Today saw us toddle off to Camden town to indulge in the wacky markets.  It took me back to the days of strolling through the Cook St markets in Auckland with Annie Wyness ….incense and beads competed with the obligatory t-shirts, hoodies and food stalls.  But they had much more and V managed to but a top from nearly every stall even though she has a suitcase full of them already. One can never have too many tops and jandals.  We did a lot of walking in the middle of the road as it seems safer that way with all the mad men running down pedestrians.  The poms seemed to appreciate it and tooted at me often.  I think they had empathy for us or they were just pleased to see us. Waving to them just seemed to encourage more tooting….what a friendly bunch we thought.  We avoided all potential bomber looking people or those with big coats and backpacks …. Can’t trust the bastards is our motto.  Anything that looked like a rubbish bag was also treated with care.

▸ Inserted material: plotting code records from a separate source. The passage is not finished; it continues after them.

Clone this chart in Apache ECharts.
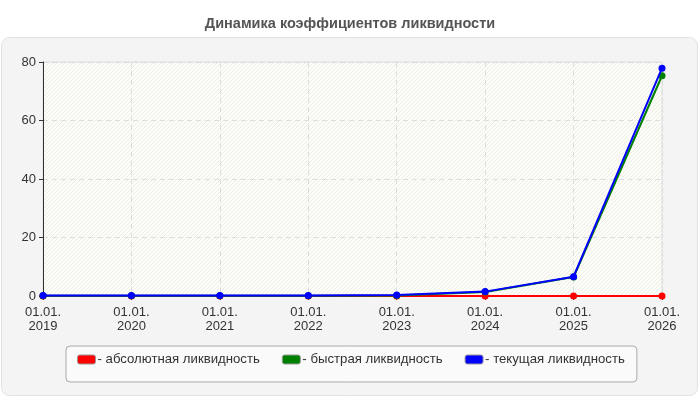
<!DOCTYPE html>
<html>
<head>
<meta charset="utf-8">
<script src="https://cdn.jsdelivr.net/npm/echarts@6/dist/echarts.min.js"></script>
<style>
  html, body { margin: 0; padding: 0; background: #fff; }
  #chart { width: 700px; height: 400px; }
</style>
</head>
<body>
<div id="chart"></div>
<script>
(function() {
  var titleText = 'Динамика коэффициентов ликвидности';
  var categories = ['01.01.\n2019', '01.01.\n2020', '01.01.\n2021', '01.01.\n2022',
                    '01.01.\n2023', '01.01.\n2024', '01.01.\n2025', '01.01.\n2026'];
  var absLiq = [0, 0, 0, 0, 0, 0, 0, 0];
  var quickLiq = [0.1, 0.1, 0.1, 0.1, 0.2, 1.4, 6.5, 75.3];
  var currentLiq = [0.2, 0.2, 0.2, 0.2, 0.3, 1.5, 6.6, 77.9];
  var names = ['- абсолютная ликвидность', '- быстрая ликвидность', '- текущая ликвидность'];
  var colors = ['#ff0000', '#008000', '#0000ff'];

  var font = '"Liberation Sans", Arial, sans-serif';

  // hatched plot background
  var pat = document.createElement('canvas');
  pat.width = 4; pat.height = 4;
  var ctx = pat.getContext('2d');
  ctx.fillStyle = '#fdfdf8';
  ctx.fillRect(0, 0, 4, 4);
  ctx.strokeStyle = '#ececea';
  ctx.lineWidth = 1;
  ctx.beginPath();
  ctx.moveTo(0, 4); ctx.lineTo(4, 0);
  ctx.moveTo(-1, 1); ctx.lineTo(1, -1);
  ctx.moveTo(3, 5); ctx.lineTo(5, 3);
  ctx.stroke();

  var chart = echarts.init(document.getElementById('chart'), null, { renderer: 'canvas' });

  function makeSeries(i, data) {
    return {
      type: 'line', name: names[i], data: data,
      symbol: 'circle', symbolSize: 7, showSymbol: true,
      lineStyle: { color: colors[i], width: 2 },
      itemStyle: { color: colors[i] },
      z: 3 + i
    };
  }

  chart.setOption({
    animation: false,
    backgroundColor: '#fff',
    title: {
      text: titleText, left: 'center', top: 11,
      textStyle: { color: '#555', fontSize: 14.5, fontWeight: 'bold', fontFamily: font }
    },
    graphic: [{
      type: 'rect', z: -10, silent: true,
      shape: { x: 1.5, y: 37.5, width: 696, height: 358, r: 8 },
      style: { fill: '#f4f4f4', stroke: '#e2e2e2', lineWidth: 1 }
    }],
    grid: {
      left: 43, right: 38, top: 62, bottom: 104,
      show: true,
      backgroundColor: { image: pat, repeat: 'repeat' },
      borderColor: '#dddddd', borderWidth: 1
    },
    legend: {
      left: 66, top: 346,
      padding: [7, 12, 16, 11],
      itemGap: 22,
      itemWidth: 18, itemHeight: 9,
      icon: 'roundRect',
      backgroundColor: '#fafafa',
      borderColor: '#aaaaaa', borderWidth: 1, borderRadius: 4,
      data: names,
      textStyle: { color: '#333', fontSize: 13.2, fontFamily: font, padding: [0, 0, 0, -3] },
      itemStyle: { borderColor: '#999', borderWidth: 1 }
    },
    xAxis: {
      type: 'category', data: categories, boundaryGap: false,
      axisLine: { show: false },
      axisTick: { show: true, alignWithLabel: true, length: 4, lineStyle: { color: '#333' } },
      axisLabel: { color: '#333', fontSize: 13, fontFamily: font, lineHeight: 14, margin: 9 },
      splitLine: { show: true, lineStyle: { color: '#dddddd', type: [5, 4] } }
    },
    yAxis: {
      type: 'value', min: 0, max: 80, interval: 20,
      axisLine: { show: true, lineStyle: { color: '#333' } },
      axisTick: { show: true, length: 4, lineStyle: { color: '#333' } },
      axisLabel: { color: '#333', fontSize: 13, fontFamily: font, margin: 7 },
      splitLine: { show: true, lineStyle: { color: '#dddddd', type: [5, 4] } }
    },
    series: [
      makeSeries(0, absLiq),
      makeSeries(1, quickLiq),
      makeSeries(2, currentLiq)
    ]
  });
})();
</script>
</body>
</html>
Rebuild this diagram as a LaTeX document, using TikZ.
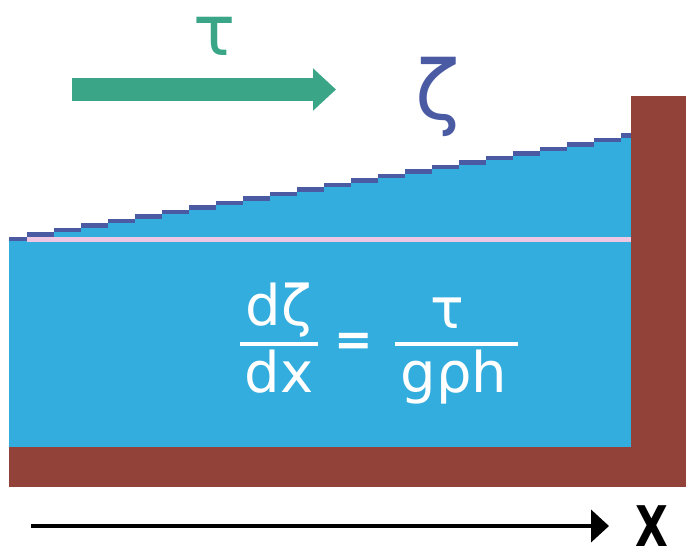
\documentclass[tikz,border=0pt]{standalone}
\usepackage{fontspec}
\setmainfont{DejaVu Sans}
\usetikzlibrary{arrows.meta}
\definecolor{agua}{HTML}{33ADDE}
\definecolor{superficie}{HTML}{4A5AA3}
\definecolor{rosa}{HTML}{EEC8E2}
\definecolor{fondo}{HTML}{924239}
\definecolor{viento}{HTML}{3AA687}
\newcommand{\ecfont}{\fontsize{56}{56}\selectfont}

\begin{document}
\begin{tikzpicture}[x=1pt, y=-1pt, every node/.style={inner sep=0pt, text=white, font=\ecfont},
    barra/.style={white, line width=4pt}]
    \useasboundingbox (0,0) rectangle (686,556);
    % Fondo y pared del canal.
    \fill[fondo] (9,447) rectangle (686,487);
    \fill[fondo] (631,96) rectangle (686,487);

    % Agua con la superficie inclinada, en escalones.
    \foreach \i in {0,...,23} {
        \pgfmathsetmacro{\xa}{ifthenelse(\i==0,9,27*\i)}
        \pgfmathsetmacro{\xb}{ifthenelse(\i==23,631,27*(\i+1))}
        \pgfmathsetmacro{\ya}{237-4.52*\i}
        \fill[agua] (\xa,\ya) rectangle (\xb+0.3,447);
        \fill[superficie] (\xa,\ya) rectangle (\xb+0.3,\ya+4.5);
    }
    \fill[rosa] (27,237) rectangle (631,242);

    % Viento y elevación.
    \coordinate (vientoIni) at (72,89.5);
    \coordinate (vientoFin) at (336,89.5);
    \draw[viento, line width=23pt, -{Triangle[length=23pt, width=41pt]}] (vientoIni) -- (vientoFin);
    \node[text=viento, font=\fontsize{70}{70}\selectfont] (tau) at (215,36) {τ};
    \node[text=superficie, font=\fontsize{82}{82}\selectfont] (zeta) at (438,97) {ζ};

    % Ecuación.
    \node[anchor=base] (numIzq) at (279,326) {dζ};
    \node[anchor=base] (denIzq) at (279,392) {dx};
    \draw[barra] (240,344) -- (318,344);
    \node[font=\bfseries\fontsize{46}{46}\selectfont] (igual) at (354,344) {=};
    \node[anchor=base] (numDer) at (447,328) {τ};
    \node[anchor=base] (denDer) at (454,392) {gρh};
    \draw[barra] (395,344) -- (518,344);

    % Eje x.
    \coordinate (ejeIni) at (31,526);
    \coordinate (ejeFin) at (609,526);
    \draw[line width=4pt, -{Triangle[length=18pt, width=32pt]}] (ejeIni) -- (ejeFin);
    \node[text=black, font=\bfseries\fontsize{56}{56}\selectfont] (ejeX) at (652,526) {\scalebox{0.76}[1]{X}};
\end{tikzpicture}
\end{document}
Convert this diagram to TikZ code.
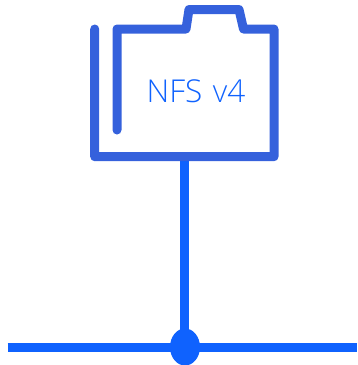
\documentclass[tikz,border=0pt]{standalone}
\usepackage{fontspec}
\setmainfont{Open Sans Light}[WordSpace=1.3]
\usetikzlibrary{shapes.geometric}
\definecolor{folderblue}{HTML}{3561DC}
\definecolor{linkblue}{HTML}{0F62FE}
\tikzset{
  folderline/.style={draw=folderblue,line width=9pt,line cap=round,line join=round},
  linkline/.style={draw=linkblue,line width=9pt},
  junction/.style={ellipse,fill=linkblue,inner sep=0pt,minimum width=30pt,minimum height=37pt},
  caption/.style={text=linkblue,font=\fontsize{31.5}{36}\selectfont,inner sep=0pt}
}
\begin{document}
\begin{tikzpicture}[x=1pt,y=-1pt]
\useasboundingbox (0,0) rectangle (357,365);
\coordinate (folderbottom) at (184,156);
\coordinate (busleft) at (7.5,347);
\coordinate (busright) at (357,347);
\draw[linkline] (busleft) -- (busright);
\draw[linkline] (folderbottom) -- (184,340);
\node[junction] (joint) at (185,347) {};
\draw[folderline] (94.7,29) -- (94.7,156.7) -- (274,156.7) -- (274,29) -- (243.5,29) -- (239,9.5) -- (189,9.5) -- (186,29) -- (117,29) -- (117,130);
\node[caption] (label) at (196,91) {NFS v4};
\end{tikzpicture}
\end{document}
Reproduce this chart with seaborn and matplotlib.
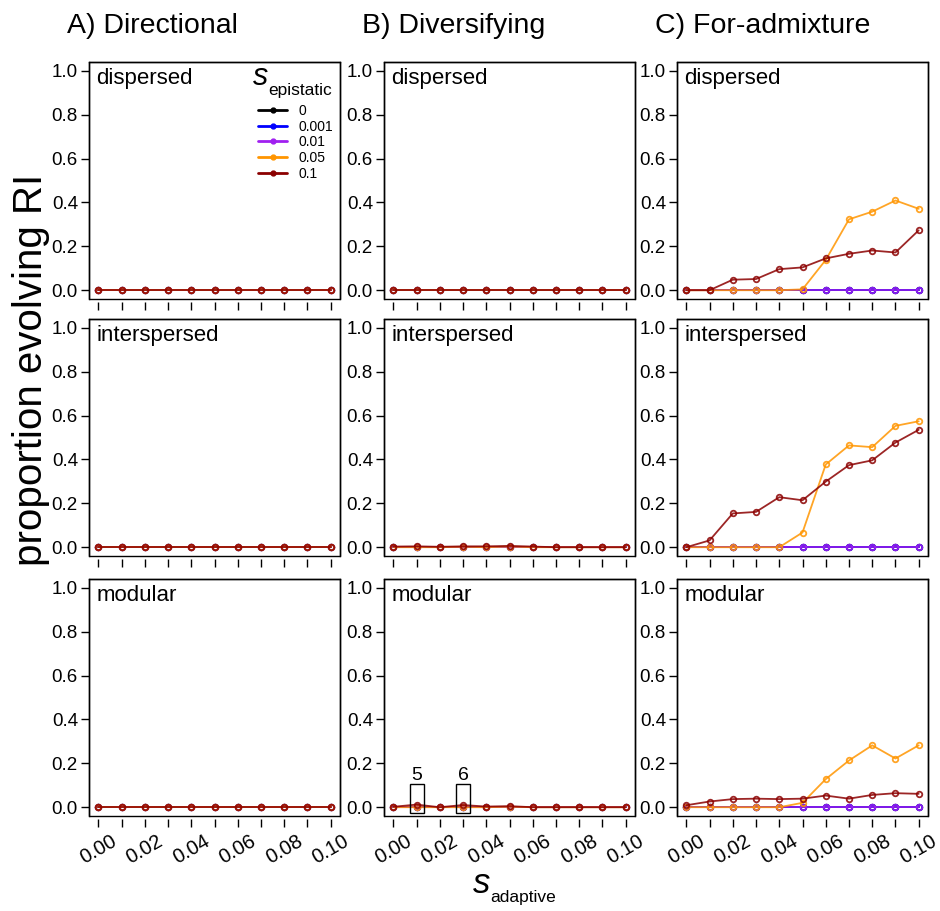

Going wine tasting tonight ….because we can and is our want. Tomorrow is unplanned at this point but an early night tomorrow as we are off to Champagne at stupid o’clock Saturday morning.  The things we put ourselves through in the name of culinary research!  A quick weekend trip and a stopover in Dunkirk to soak in the history…. Well it’s on the way.  Apparently there is also an obligatory stop required in Calais before loading the car on the train, to a supermarche for some duty free alcohol.  We are not wasting any opportunity.